Amidst rumors of an all-new glass-backed look for the iPhone in 2017, the chief executive of Catcher, the company that builds metal casings for the iPhone lineup, added fuel to the fire on Thursday with new comments about next year's model.
Speaking at his company's annual shareholder meeting, Catcher Chairman and Chief Executive Allen Horng said Apple plans to unveil an iPhone with a glass casing and a metal frame, according to Nikkei. He said the metal frame for the glass-exterior phone will require "advanced processing technology," and that it won't be cheap to manufacture.
Horng said he's been led to believe that only "one model" will adopt the glass casing next year, though he did not express certainty on that. With a year and a half until Apple is expected to launch its 2017 iPhone refresh, it's likely that supply chain scuttlebutt remains in limbo.
Word of an all-glass-exterior iPhone first surfaced from analyst Ming-Chi Kuo of KGI Securities, who indicated in March that next year's model could represent a major revamp for the product design.

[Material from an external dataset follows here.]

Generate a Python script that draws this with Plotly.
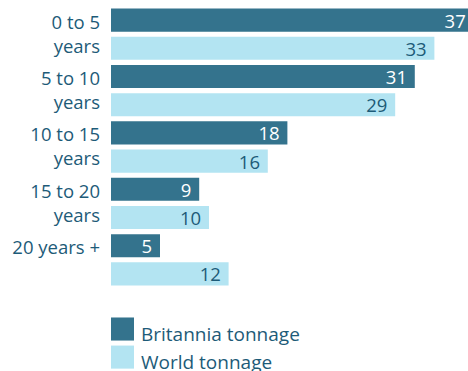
import plotly.graph_objects as go

# ---- data ----
categories = ["0 to 5<br>years", "5 to 10<br>years", "10 to 15<br>years",
              "15 to 20<br>years", "20 years +<br>\u00a0"]
series_names = ["Britannia tonnage", "World tonnage"]
britannia = [37, 31, 18, 9, 5]
world = [33, 29, 16, 10, 12]

# ---- style ----
W, H = 468, 371
DARK = "#34738d"
LIGHT = "#b3e4f2"
TEXT = "#1d5b78"
FONT = "Open Sans"
FS = 18.5

left, top, bottom = 111, 6.4, 83.4
plot_h = H - top - bottom

common = dict(orientation="h", textposition="inside", insidetextanchor="end",
              textangle=0, constraintext="none",
              showlegend=False, cliponaxis=True)

fig = go.Figure()
fig.add_trace(go.Bar(
    y=categories, x=britannia, name=series_names[0],
    marker=dict(color=DARK, line=dict(width=0)),
    text=[f"{v}\u00a0" for v in britannia],
    textfont=dict(family=FONT, size=FS, color="white"), **common,
))
fig.add_trace(go.Bar(
    y=categories, x=world, name=series_names[1],
    marker=dict(color=LIGHT, line=dict(width=0)),
    text=[f"{v}\u00a0" for v in world],
    textfont=dict(family=FONT, size=FS, color=TEXT), **common,
))

# legend swatches (drawn manually to match the large squares)
def py(p):
    return (H - bottom - p) / plot_h

legend_rows = [(317, 340, DARK), (345, 368, LIGHT)]
text_y = [333, 361]
for (p0, p1, col), name, ty in zip(legend_rows, series_names, text_y):
    fig.add_shape(type="rect", xref="paper", yref="paper",
                  x0=0, x1=23 / (W - left), y0=py(p1), y1=py(p0),
                  fillcolor=col, line=dict(width=0))
    fig.add_annotation(xref="paper", yref="paper", x=28 / (W - left), y=py(ty),
                       text=name, showarrow=False, xanchor="left", yanchor="middle",
                       font=dict(family=FONT, size=19, color=TEXT))

fig.update_layout(
    width=W, height=H,
    margin=dict(l=left, r=0, t=top, b=bottom, pad=0, autoexpand=False),
    paper_bgcolor="white", plot_bgcolor="white",
    barmode="group", bargap=0, bargroupgap=0.18,
    showlegend=False,
    font=dict(family=FONT, size=FS, color=TEXT),
    xaxis=dict(range=[0, 36.43], visible=False, showgrid=False, zeroline=False, fixedrange=True),
    yaxis=dict(type="category", autorange="reversed", showgrid=False, zeroline=False,
               showline=False, ticks="", ticklabelstandoff=10, automargin=False,
               tickfont=dict(family=FONT, size=FS, color=TEXT)),
)

fig.write_html("out.html", config={"displayModeBar": False})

It's expected that Apple will also implement an OLED panel in the redesigned iPhone, ditching the LCD panels the company has used since the first-generation model launched in 2007.
According to Kuo, although glass is slightly heavier than aluminum for a smartphone casing, the adoption of an AMOLED display will compensate for the added weight. And while 100 percent of iPhones are currently made with aluminum bodies, he expects that number will fall to 40 percent or less following the launch of the 2017 iPhone.
Daring Fireball's John Gruber also weighed in earlier this month claiming that the 2017 iPhone will be a radical redesign, featuring the Touch ID fingerprint sensor, FaceTime camera and speaker all embedded into the OLED display. His sources apparently indicated that Apple is working on an edge-to-edge display that will ditch the bezels — Â as well as the "chin" and "forehead" — found on all iPhone models to date.
Kuo originally claimed that the OLED display and glass body could be limited to just the larger "Plus" variant of next year's iPhone model. That would align with Horng's comments on Thursday, suggesting that only one high-end model could get a fresh look. But it would also go against Apple's recent product strategies, where it does not differentiate appearance greatly between different size models, whether in MacBooks, iPhones, iPads, or even the Apple Watch.
Though Apple has stuck to a "tick-tock" strategy with the iPhone for years, redesigning its handset every two years and then refining it with an "s" upgrade, all signs from the rumor mill point to Apple introducing a new iPhone design next year. Apple's "iPhone 7" is expected to be introduced this September, and leaked parts and details show a device with a nearly identical form factor to the iPhone 6s.